Search works top-down. You enter at the top layer at a fixed entry point and
greedily descend to the closest node, then drop to the next layer and repeat —
each time starting from the node found above. At layer 0 the algorithm switches
from pure greedy to a beam search: it tracks a candidate set of ef nodes,
always expanding the closest unvisited one, until no unvisited candidate is
nearer than the farthest result already collected. The upper layers navigate the
space in coarse strides; layer 0 resolves the answer with precision. It's the
same motion as zooming into a map: continent, then city, then street.
Why Approximate Is Good Enough
HNSW doesn't guarantee that it finds the exact nearest neighbor. It finds an approximate one — typically returning 95–99% recall compared to brute force, with 100–1000× less computation.
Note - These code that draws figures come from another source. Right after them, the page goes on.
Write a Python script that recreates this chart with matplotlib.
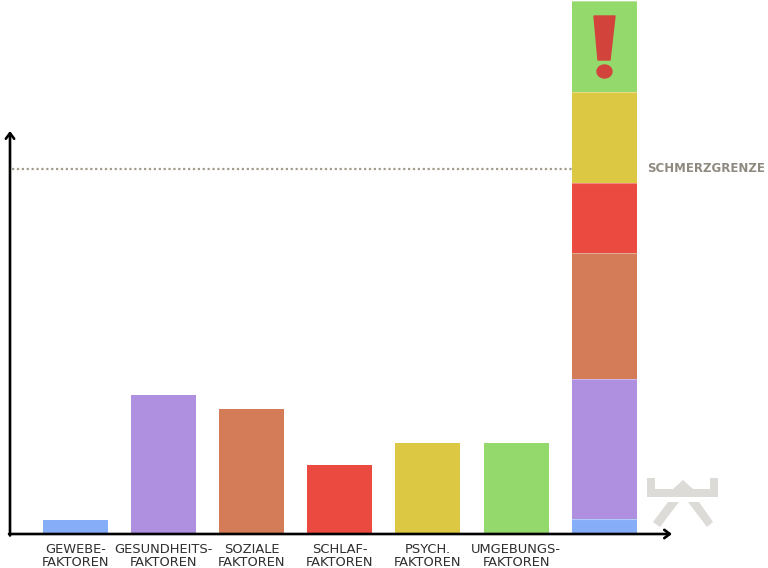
import matplotlib
matplotlib.use('Agg')
import matplotlib.pyplot as plt
from matplotlib.patches import Polygon, Ellipse

# bar heights
categories = ['GEWEBE-\nFAKTOREN', 'GESUNDHEITS-\nFAKTOREN', 'SOZIALE\nFAKTOREN',
              'SCHLAF-\nFAKTOREN', 'PSYCH.\nFAKTOREN', 'UMGEBUNGS-\nFAKTOREN']
values = [14, 139, 125, 69, 91, 91]
colors = ['#86aef8', '#af8fdf', '#d47b57', '#eb4a40', '#dcc842', '#93d96b']
stack_values = [15, 140, 126, 70, 91, 91]
threshold = 365

W, H = 768, 568
BASE = 534
SPACING = 88.1
X0 = 75.5
STACK_X = 6.0


def px(x, y):
    # picture pixels to data coordinates
    return (x - X0) / SPACING, BASE - y


fig = plt.figure(figsize=(7.68, 5.68), dpi=100)
ax = fig.add_axes([0, 0, 1, 1])
ax.set_xlim((0 - X0) / SPACING, (W - X0) / SPACING)
ax.set_ylim(BASE - H, BASE)
ax.axis('off')
bar_w = 65 / SPACING

positions = list(range(len(values)))
ax.bar(positions, values, width=bar_w, color=colors, linewidth=0)

# stacked column on the right
bottom = 0
for v, c in zip(stack_values, colors):
    ax.bar(STACK_X, v, bottom=bottom, width=bar_w, color=c, edgecolor='none', zorder=2)
    ax.plot([STACK_X - bar_w / 2, STACK_X + bar_w / 2], [bottom + v] * 2, color='#ffffff',
            alpha=0.35, lw=0.8, zorder=3)
    bottom += v

# threshold
ax.plot([px(12, 0)[0], STACK_X - bar_w / 2], [threshold, threshold], color='#a39c8c',
        lw=1.6, ls=(0, (1, 1.2)), zorder=1)
ax.text(*px(647, 168), 'SCHMERZGRENZE', color='#8f8a80', fontsize=8.5, fontweight='bold',
        family='DejaVu Sans', va='center', ha='left')

# axes arrows
arrow = dict(arrowstyle='->,head_length=0.4,head_width=0.3', color='black', lw=1.9,
             shrinkA=0, shrinkB=0)
ax.annotate('', xy=px(10, 131), xytext=px(10, 535.5), arrowprops=arrow, zorder=5)
ax.annotate('', xy=px(672, 534), xytext=px(9, 534), arrowprops=arrow, zorder=5)

# labels
for i, label in enumerate(categories):
    ax.text(i, px(0, 556)[1], label, ha='center', va='center', fontsize=9.4,
            color='#2f2f2f', linespacing=1.0, family='DejaVu Sans')

# exclamation mark
mark = [(594, 16), (615, 16), (610, 60), (598, 60)]
ax.add_patch(Polygon([px(*p) for p in mark], closed=True, color='#d2433c', zorder=4,
                     joinstyle='round', lw=1))
ax.add_patch(Ellipse(px(604.5, 71.5), 15 / SPACING, 13, color='#d2433c', zorder=4))

# bench icon
grey = '#dcdbd8'
for shape in [[(647, 478), (655, 478), (655, 489), (710, 489), (710, 478), (718, 478),
               (718, 497), (647, 497)],
              [(673, 489), (683, 480), (693, 489)],
              [(668, 502), (679, 502), (660, 527), (653, 522)],
              [(688, 502), (699, 502), (713, 522), (707, 527)]]:
    ax.add_patch(Polygon([px(*p) for p in shape], closed=True, color=grey, lw=0, zorder=4))

fig.savefig('out.png', dpi=100, facecolor='white')
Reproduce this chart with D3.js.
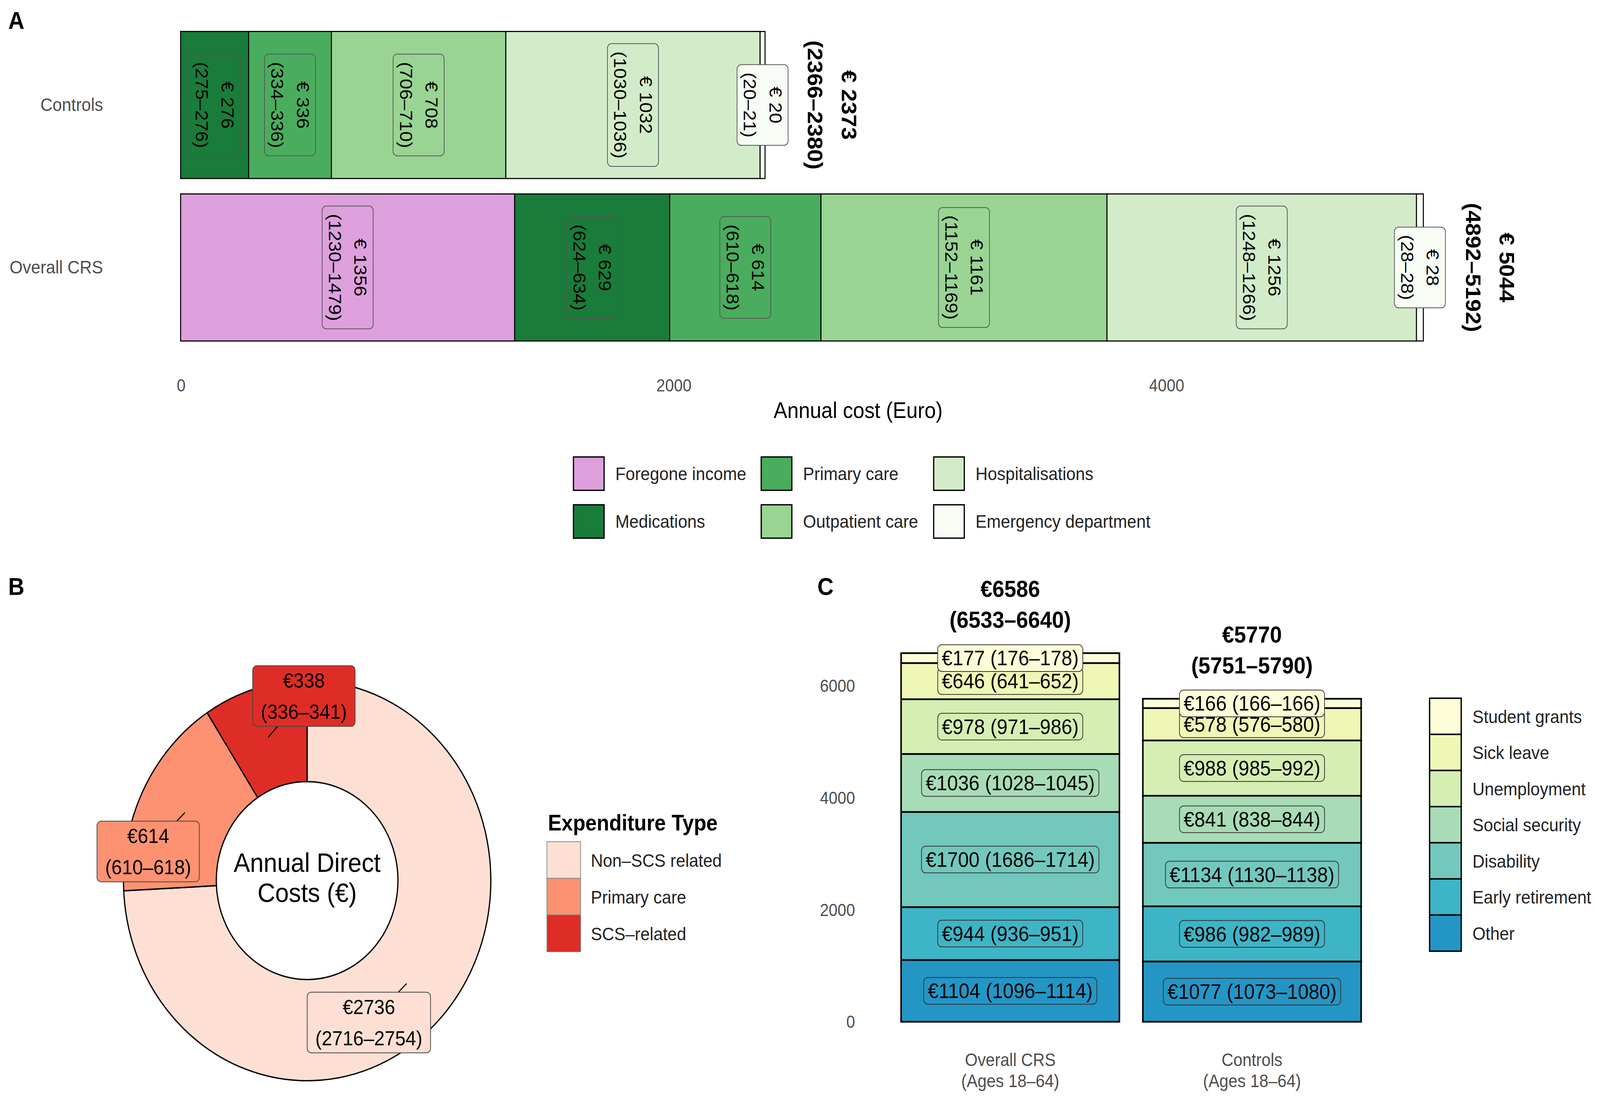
<!DOCTYPE html>
<html>
<head>
<meta charset="utf-8">
<script src="https://cdn.jsdelivr.net/npm/d3@7"></script>
<style>
  html, body { margin: 0; padding: 0; width: 100%; height: 100%; overflow: hidden; background: #fff; }
  svg { display: block; width: 100vw; height: 100vh; }
  text { font-family: "Liberation Sans", Arial, Helvetica, sans-serif; }
</style>
</head>
<body>
<script>
// ---------- data ----------
// panel A: annual cost per category (Euro), with ranges
const groupsA = ["Controls", "Overall CRS"];
const typesA = ["Foregone income", "Medications", "Primary care", "Outpatient care", "Hospitalisations", "Emergency department"];
const costControlsA = [0, 276, 336, 708, 1032, 20];
const lowControlsA = [0, 275, 334, 706, 1030, 20];
const highControlsA = [0, 276, 336, 710, 1036, 21];
const costCrsA = [1356, 629, 614, 1161, 1256, 28];
const lowCrsA = [1230, 624, 610, 1152, 1248, 28];
const highCrsA = [1479, 634, 618, 1169, 1266, 28];
const totalA = [2373, 5044];
const totalLowA = [2366, 4892];
const totalHighA = [2380, 5192];
const xTicksA = [0, 2000, 4000];

// panel B: annual direct costs
const typesB = ["Non\u2013SCS related", "Primary care", "SCS\u2013related"];
const costB = [2736, 614, 338];
const lowB = [2716, 610, 336];
const highB = [2754, 618, 341];

// panel C: indirect costs, stacked bottom to top
const groupsC = ["Overall CRS", "Controls"];
const groupSubC = ["(Ages 18\u201364)", "(Ages 18\u201364)"];
const typesC = ["Other", "Early retirement", "Disability", "Social security", "Unemployment", "Sick leave", "Student grants"];
const costCrsC = [1104, 944, 1700, 1036, 978, 646, 177];
const lowCrsC = [1096, 936, 1686, 1028, 971, 641, 176];
const highCrsC = [1114, 951, 1714, 1045, 986, 652, 178];
const costControlsC = [1077, 986, 1134, 841, 988, 578, 166];
const lowControlsC = [1073, 982, 1130, 838, 985, 576, 166];
const highControlsC = [1080, 989, 1138, 844, 992, 580, 166];
const totalC = [6586, 5770];
const totalLowC = [6533, 5751];
const totalHighC = [6640, 5790];
const yTicksC = [0, 2000, 4000, 6000];

// ---------- styles ----------
const paletteA = ["#dda0dd", "#197c3a", "#4aad5e", "#99d493", "#d2ecc9", "#f7fcf5"];
const paletteB = ["#fde0d3", "#fc9272", "#de2d26"];
const paletteC = ["#2396c6", "#3db5c6", "#72c8bc", "#a8dcb6", "#d5eeb2", "#eff7b6", "#fdfdd8"];
const axisGrey = "#4d4d4d";
const fontFam = '"Liberation Sans", Arial, sans-serif';

// ---------- canvas ----------
// drawn in a 1568-wide unit box and stretched to fill the whole window
const W = 4463, H = 2816, VW = 1568, VH = VW * H / W;
const svg = d3.select("body").append("svg")
  .attr("viewBox", `0 0 ${VW} ${VH}`)
  .attr("preserveAspectRatio", "none");

// label with optional rounded box, centred at (x, y)
function label(parent, x, y, lines, o) {
  const g = parent.append("g")
    .attr("transform", `translate(${x},${y})` + (o.rotate ? " rotate(90)" : ""));
  const rect = o.fill ? g.append("rect") : null;
  const n = lines.length;
  const texts = g.selectAll("text").data(lines).join("text")
    .attr("x", 0)
    .attr("y", (d, i) => (i - (n - 1) / 2) * o.gap)
    .attr("text-anchor", "middle")
    .attr("dominant-baseline", "central")
    .attr("font-size", o.size)
    .attr("font-weight", o.bold ? "bold" : null)
    .attr("fill", "#000")
    .text(d => d);
  const tw = d3.max(texts.nodes(), t => t.getComputedTextLength());
  const bw = tw + 2 * (o.padX || 0), bh = (n - 1) * o.gap + o.size + 2 * (o.padY || 0);
  if (rect) {
    rect.attr("x", -bw / 2).attr("y", -bh / 2)
      .attr("width", bw).attr("height", bh)
      .attr("rx", 4).attr("ry", 4)
      .attr("fill", o.fill)
      .attr("stroke", o.stroke || "#333")
      .attr("stroke-width", 0.7);
  }
  return { bw, bh };
}

// panel letters
[["A", 8, 26], ["B", 8, 535], ["C", 801, 535]].forEach(([t, x, y]) => {
  svg.append("text").attr("x", x).attr("y", y)
    .attr("font-size", 22).attr("font-weight", "bold").text(t);
});

// ================= PANEL A =================
const gA = svg.append("g");
const xA = d3.scaleLinear().domain([0, 5500]).range([177, 1505]);
const yA = d3.scaleBand().domain(groupsA).range([21, 314]).paddingInner(0.095).paddingOuter(0.05);
const colorA = d3.scaleOrdinal().domain(typesA).range(paletteA);
const costA = [costControlsA, costCrsA], lowA = [lowControlsA, lowCrsA], highA = [highControlsA, highCrsA];

const rowsA = groupsA.map((g, i) => {
  const r = { group: g, gi: i };
  typesA.forEach((t, j) => r[t] = costA[i][j]);
  return r;
});
const seriesA = d3.stack().keys(typesA)(rowsA);

gA.selectAll("g.layer").data(seriesA).join("g")
  .attr("class", "layer")
  .attr("fill", d => colorA(d.key))
  .selectAll("rect").data(d => d.filter(s => s[1] - s[0] > 0)).join("rect")
  .attr("x", d => xA(d[0]))
  .attr("y", d => yA(d.data.group))
  .attr("width", d => xA(d[1]) - xA(d[0]))
  .attr("height", yA.bandwidth())
  .attr("stroke", "#000")
  .attr("stroke-width", 1);

// segment labels (rotated)
seriesA.forEach((s, j) => {
  s.forEach(seg => {
    const i = seg.data.gi;
    const v = costA[i][j];
    if (!v) return;
    label(gA, xA((seg[0] + seg[1]) / 2), yA(seg.data.group) + yA.bandwidth() / 2,
      [`\u20ac ${v}`, `(${lowA[i][j]}\u2013${highA[i][j]})`],
      { rotate: true, size: 17, gap: 25, padX: 7, padY: 4, fill: colorA(typesA[j]), stroke: "#555" });
  });
});

// totals (rotated, bold)
groupsA.forEach((g, i) => {
  label(gA, xA(totalA[i]) + 65.5, yA(g) + yA.bandwidth() / 2,
    [`\u20ac ${totalA[i]}`, `(${totalLowA[i]}\u2013${totalHighA[i]})`],
    { rotate: true, size: 20.5, gap: 33, bold: true });
});

// axes
gA.append("g")
  .attr("transform", "translate(0,335)")
  .call(d3.axisBottom(xA).tickValues(xTicksA).tickFormat(d3.format("d")).tickSize(0).tickPadding(6))
  .call(g => g.select(".domain").remove())
  .call(g => g.selectAll("text").attr("font-size", 15.5).attr("fill", axisGrey).attr("font-family", fontFam));

gA.append("g")
  .attr("transform", "translate(101,0)")
  .call(d3.axisLeft(yA).tickSize(0).tickPadding(0))
  .call(g => g.select(".domain").remove())
  .call(g => g.selectAll("text").attr("font-size", 16.5).attr("fill", axisGrey).attr("font-family", fontFam));

gA.append("text")
  .attr("x", (xA.range()[0] + xA.range()[1]) / 2).attr("y", 369)
  .attr("text-anchor", "middle").attr("dominant-baseline", "central")
  .attr("font-size", 20).text("Annual cost (Euro)");

// legend A (3 columns x 2 rows, column-major)
const legColX = [562, 746, 915], legRowY = [411, 454];
const legA = gA.append("g").selectAll("g").data(typesA).join("g")
  .attr("transform", (d, i) => `translate(${legColX[Math.floor(i / 2)]},${legRowY[i % 2]})`);
legA.append("rect").attr("width", 30).attr("height", 30)
  .attr("fill", d => colorA(d)).attr("stroke", "#000").attr("stroke-width", 1.2);
legA.append("text").attr("x", 41).attr("y", 15).attr("dominant-baseline", "central")
  .attr("font-size", 16.5).attr("fill", "#222").text(d => d);

// ================= PANEL B =================
const cB = [301, 792];
const gB = svg.append("g").attr("transform", `translate(${cB[0]},${cB[1]})`);
const rIn = 89, rOut = 180, rMid = (rIn + rOut) / 2;
const colorB = d3.scaleOrdinal().domain(typesB).range(paletteB);
const arcsB = d3.pie().sort(null).value(d => d)(costB);
const arcB = d3.arc().innerRadius(rIn).outerRadius(rOut);
const arcMidB = d3.arc().innerRadius(rMid).outerRadius(rMid);

gB.selectAll("path").data(arcsB).join("path")
  .attr("d", arcB)
  .attr("fill", (d, i) => colorB(typesB[i]))
  .attr("stroke", "#000").attr("stroke-width", 1.2);

gB.append("text").attr("text-anchor", "middle").attr("font-size", 24)
  .selectAll("tspan").data(["Annual Direct", "Costs (\u20ac)"]).join("tspan")
  .attr("x", 0).attr("y", (d, i) => -16 + i * 27)
  .attr("dominant-baseline", "central").text(d => d);

// repelled label positions (offset from the slice anchor), like ggrepel output
const nudgeB = [[-37, 35], [-36, 35], [35, -37]];
arcsB.forEach((a, i) => {
  const [ax, ay] = arcMidB.centroid(a);
  const lx = ax + nudgeB[i][0], ly = ay + nudgeB[i][1];
  const gl = gB.append("g");
  const { bw, bh } = label(gl, lx, ly, [`\u20ac${costB[i]}`, `(${lowB[i]}\u2013${highB[i]})`],
    { size: 18.5, gap: 28, padX: 8, padY: 4, fill: colorB(typesB[i]), stroke: "#444" });
  const vx = ax - lx, vy = ay - ly;
  const s = Math.min((bw / 2) / Math.abs(vx), (bh / 2) / Math.abs(vy));
  if (s < 1) {
    gB.insert("line", "g")
      .attr("x1", ax).attr("y1", ay)
      .attr("x2", lx + vx * s).attr("y2", ly + vy * s)
      .attr("stroke", "#000").attr("stroke-width", 1);
  }
});

// legend B
const gLB = svg.append("g").attr("transform", "translate(536,740)");
gLB.append("text").attr("x", 1).attr("y", 0).attr("dominant-baseline", "central")
  .attr("font-size", 20).attr("font-weight", "bold").text("Expenditure Type");
const legB = gLB.selectAll("g.k").data(typesB).join("g").attr("class", "k")
  .attr("transform", (d, i) => `translate(0,${17 + i * 33})`);
legB.append("rect").attr("width", 33).attr("height", 33)
  .attr("fill", d => colorB(d)).attr("stroke", "#777").attr("stroke-width", 0.6);
legB.append("text").attr("x", 43).attr("y", 17).attr("dominant-baseline", "central")
  .attr("font-size", 16.5).attr("fill", "#222").text(d => d);

// ================= PANEL C =================
const gC = svg.append("g");
const yC = d3.scaleLinear().domain([0, 8000]).range([919, 516.2]);
const xC = d3.scaleBand().domain(groupsC).range([848, 1369]).paddingInner(0.097).paddingOuter(0.148);
const colorC = d3.scaleOrdinal().domain(typesC).range(paletteC);
const costC = [costCrsC, costControlsC], lowC = [lowCrsC, lowControlsC], highC = [highCrsC, highControlsC];

const rowsC = groupsC.map((g, i) => {
  const r = { group: g, gi: i };
  typesC.forEach((t, j) => r[t] = costC[i][j]);
  return r;
});
const seriesC = d3.stack().keys(typesC)(rowsC);

gC.selectAll("g.layer").data(seriesC).join("g")
  .attr("class", "layer")
  .attr("fill", d => colorC(d.key))
  .selectAll("rect").data(d => d).join("rect")
  .attr("x", d => xC(d.data.group))
  .attr("y", d => yC(d[1]))
  .attr("width", xC.bandwidth())
  .attr("height", d => yC(d[0]) - yC(d[1]))
  .attr("stroke", "#000").attr("stroke-width", 1.5);

seriesC.forEach((s, j) => {
  s.forEach(seg => {
    const i = seg.data.gi;
    label(gC, xC(seg.data.group) + xC.bandwidth() / 2, yC((seg[0] + seg[1]) / 2),
      [`\u20ac${costC[i][j]} (${lowC[i][j]}\u2013${highC[i][j]})`],
      { size: 19, gap: 0, padX: 4, padY: 2.5, fill: colorC(typesC[j]), stroke: "#333" });
  });
});

// totals above bars
groupsC.forEach((g, i) => {
  label(gC, xC(g) + xC.bandwidth() / 2, yC(totalC[i]) - 44,
    [`\u20ac${totalC[i]}`, `(${totalLowC[i]}\u2013${totalHighC[i]})`],
    { size: 21, gap: 28, bold: true });
});

// axes
gC.append("g")
  .attr("transform", "translate(838,0)")
  .call(d3.axisLeft(yC).tickValues(yTicksC).tickFormat(d3.format("d")).tickSize(0).tickPadding(0))
  .call(g => g.select(".domain").remove())
  .call(g => g.selectAll("text").attr("font-size", 15.5).attr("fill", axisGrey).attr("font-family", fontFam));

const xlabC = gC.append("g").selectAll("text").data(groupsC).join("text")
  .attr("text-anchor", "middle").attr("font-size", 16).attr("fill", axisGrey);
xlabC.append("tspan").attr("x", d => xC(d) + xC.bandwidth() / 2).attr("y", 953)
  .attr("dominant-baseline", "central").text(d => d);
xlabC.append("tspan").attr("x", d => xC(d) + xC.bandwidth() / 2).attr("y", 972)
  .attr("dominant-baseline", "central").text((d, i) => groupSubC[i]);

// legend C (top to bottom: reverse stacking order)
const legCTypes = typesC.slice().reverse();
const legC = gC.append("g").attr("transform", "translate(1401,628)")
  .selectAll("g").data(legCTypes).join("g")
  .attr("transform", (d, i) => `translate(0,${i * 32.5})`);
legC.append("rect").attr("width", 31).attr("height", 32.5)
  .attr("fill", d => colorC(d)).attr("stroke", "#000").attr("stroke-width", 1.3);
legC.append("text").attr("x", 42).attr("y", 16.5).attr("dominant-baseline", "central")
  .attr("font-size", 16.5).attr("fill", "#222").text(d => d);
</script>
</body>
</html>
For semantic search, this is an entirely acceptable trade. If the exact nearest vector would score 0.97 similarity and the one HNSW returns scores 0.96, you've lost nothing meaningful. The goal is relevance, and close enough is indistinguishable from exact.
Three parameters give you control over the trade-offs. M is the number of
bidirectional connections each node maintains per layer — more connections mean
a denser graph, better recall, and higher memory usage. efConstruction
controls how wide the candidate search is during index build; a higher value
produces a better-connected graph at the cost of slower insertions. ef (or
efSearch) is the beam width at query time — it controls how many candidates
the algorithm tracks during the final layer 0 search. Raising ef improves
recall at the cost of latency, without requiring a rebuild. A typical starting
point is M=16, efConstruction=128, and ef=64; pushing to M=32 and
ef=200 gets you into near-exact territory.
Memory is the main cost to plan for. Each node stores its vector plus adjacency
lists for every layer it appears in. For a 1536-dimensional float32 vector with
M=16, that's roughly 6 KB for the vector and around 500 bytes for the graph
structure per node — so a hundred million vectors will need something in the
range of 600 GB just for the index. Most production deployments use quantisation
(compressing each dimension from 32 bits to 8 or fewer) to bring that down to a
manageable size while accepting a small additional hit to recall.
Deletion is the one area where HNSW is awkward. The structure doesn't support removing nodes cleanly — edges woven through multiple layers make surgical deletion expensive. Most implementations handle it with soft deletes: marking vectors as tombstoned and filtering them out of results. Periodic re-indexing cleans up the accumulated tombstones when they start to affect performance.
HNSW is why modern vector databases — Pinecone, Weaviate, pgvector, Qdrant, Olingo — can return results in milliseconds against hundreds of millions of vectors. The math is elegant: a hierarchy of small worlds, each layer a coarser map of the same territory. You enter from the sky, descend to street level, and arrive close enough to your destination that the remaining walk is trivial.